4° L’église de la Daurade (des Jacobins), qui faisait partie du couvent des bénédictins. Bien que moderne et inachevée, elle est fort belle à l’intérieur. Cette église n’a fait que succéder à une plus ancienne, construite sur les ruines d’un temple dédié, selon les uns à Apollon, selon d’autres à Jupiter : la nef avait remplacé des ruines qui présentaient un décagone parfait ; le sanctuaire, plus élevé, était garni de trois rangs de niches pratiquées dans le mur. Tout le massif du mur était recouvert d’une mosaïque en verre très remarquable, et qu’on croit l’œuvre des Visigoths ; la couleur jaunâtre ou dorée, qui faisait le fond de cette mosaïque, avait fait donner à cette première église le nom de Deaurata ou Daurade, sous lequel est désignée l’église actuelle. Cette église, dédiée à la Vierge, renferme plusieurs monuments, entre autres le tombeau du poète Godolin. On croit généralement que Clémence Isaure fut inhumée dans l’église de la Daurade, et c’est pour cela, sans doute, qu’on y célèbre tous les ans la bénédiction des fleurs en or et en argent, destinées aux vainqueurs des Jeux floraux.

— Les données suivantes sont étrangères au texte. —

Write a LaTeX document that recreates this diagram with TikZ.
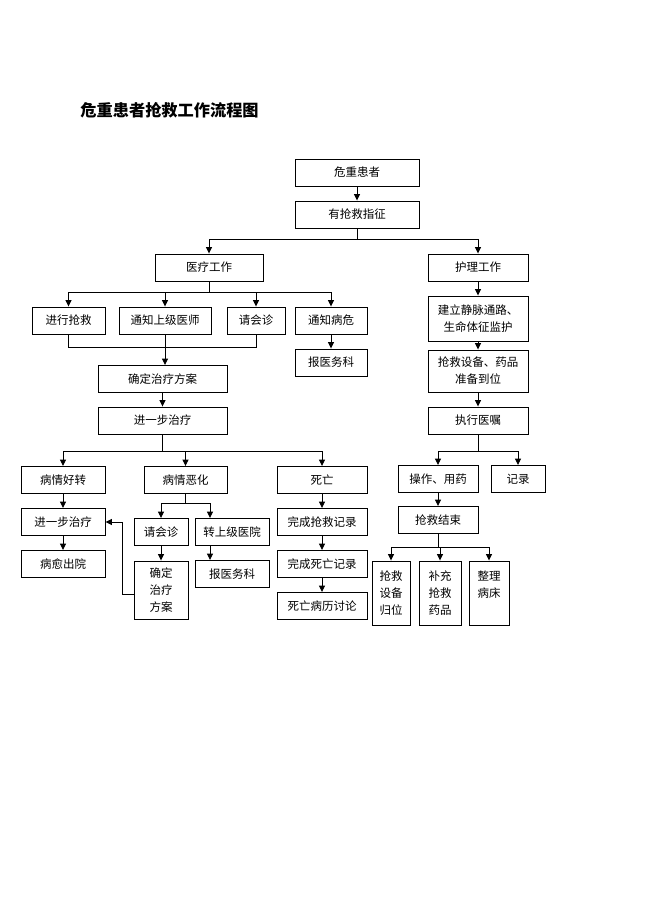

5° L’église Saint-Pierre, qui sous Raymond de Saint-Gilles, comte de Toulouse, servait de lieu d’assemblée et s’appelait Saint-Pierre des Cuisines : nom qu’elle devait au voisinage de fours banaux. Sa forme est celle d’une croix allongée ; le dôme est surmonté d’une statue en plomb d’une grande proportion ; l’autel est à deux faces et en marbre. C’est aux artistes toulousains qu’est due l’ornementation de cette église. 6° L’église du Taur, dont l’origine est fort ancienne. Bâtie sur l’emplacement où saint Saturnin, appelé dans le pays saint Sernin, apôtre des Gaules, fut martyrisé, cette église n’était au Ve siècle qu’un oratoire dont saint Exupère, alors évêque de Toulouse, fit une église dont le nom rappelle le martyre du patron de la ville de Toulouse. Cette église, dont la dernière construction appartient au XIVe ou au XVe siècle, est du genre gothique.
7° L’église de Notre-Dame de la Dalbade, qui possède les tombeaux des chevaliers Gérard, chevaliers de Malte. C’est dans cette église que la duchesse de Montmorency vint réclamer le corps de son époux à Louis XIII et à Richelieu, qui assistaient au service funèbre en l’honneur du duc. Presque en face de la Maison de Pierre, et attenant à l’église de la Dalbade, est l’Hôtel Saint-Jean, sur remplacement duquel s’élevait jadis le couvent des Templiers, qui, plus tard, fut occupé par les chevaliers de Malte. On y tient aujourd’hui les marchés aux draps.